DOD expands use of Netscape products
- By Heather Harreld
- Jun 21, 1998
The Defense Department has expanded its departmentwide contract with Netscape Communications Corp. to include several new offerings and to allow Netscape products to be used to secure top-secret communications.
The license, which DOD inked with Netscape in October 1997, originally covered Communicator client software and five servers for more than 2 million users across the department. DOD now has upgraded the client to Communicator Pro and added three new servers and a security toolkit to the license.
In addition, the license has been amended to take out previous restrictions relegating the use of the Netscape products for "secret and below" communications only, said John Menkart, Netscape's regional DOD sales manager. This move was designed to allow DOD's intelligence community to use the products, he said.
"They really want to use the same set of tools...across not only the warfighter...but across into the intelligence space," Menkart said. "There are no restrictions."
The license now covers three Fortezza-enabled servers: Netscape Collabra, an open discussion server; Netscape Directory Server, an Internet applications server; and Netscape Messaging Server, an e-mail server.
A new product, Netscape Security Services, also has been added to the license. NSS is a security program that sits on all platforms and is designed to take existing applications and new applications and tie them to DOD's evolving public-key infrastructure (PKI).

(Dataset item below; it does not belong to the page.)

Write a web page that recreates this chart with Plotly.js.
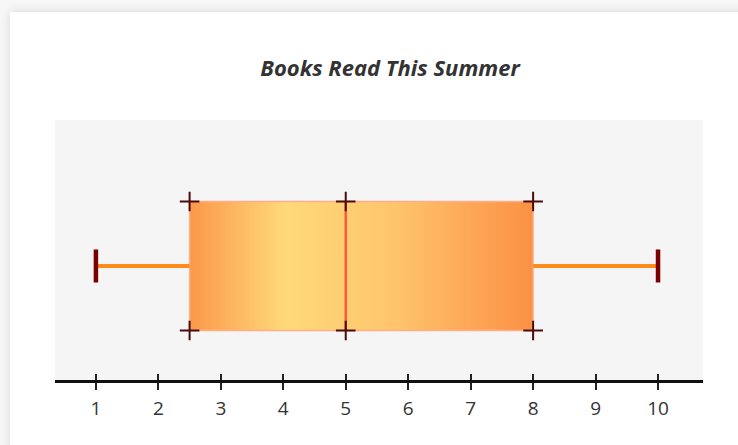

The department is using Netscape servers to issue and manage software certificates that carry digital signatures as part of a pilot project to create a PKI for 250,000 to 500,000 users. "[NSS] can be used with existing applications or new, client-to-server applications or server-to-server applications," Menkart said.
"They recognize the need to protect not only Internet standards applications but applications they already have. It uses the infrastructure provided by the PKI to provide certificates," he said.
DOD's intelligence community had been in discussions with Netscape for some time to put an enterprise license into place, according to a DOD statement.
As an added incentive to DOD to execute this option in 1998, Netscape agreed to extend the use of NSS across the remainder of DOD at no additional cost. Officials at DOD could provide no further details by press time.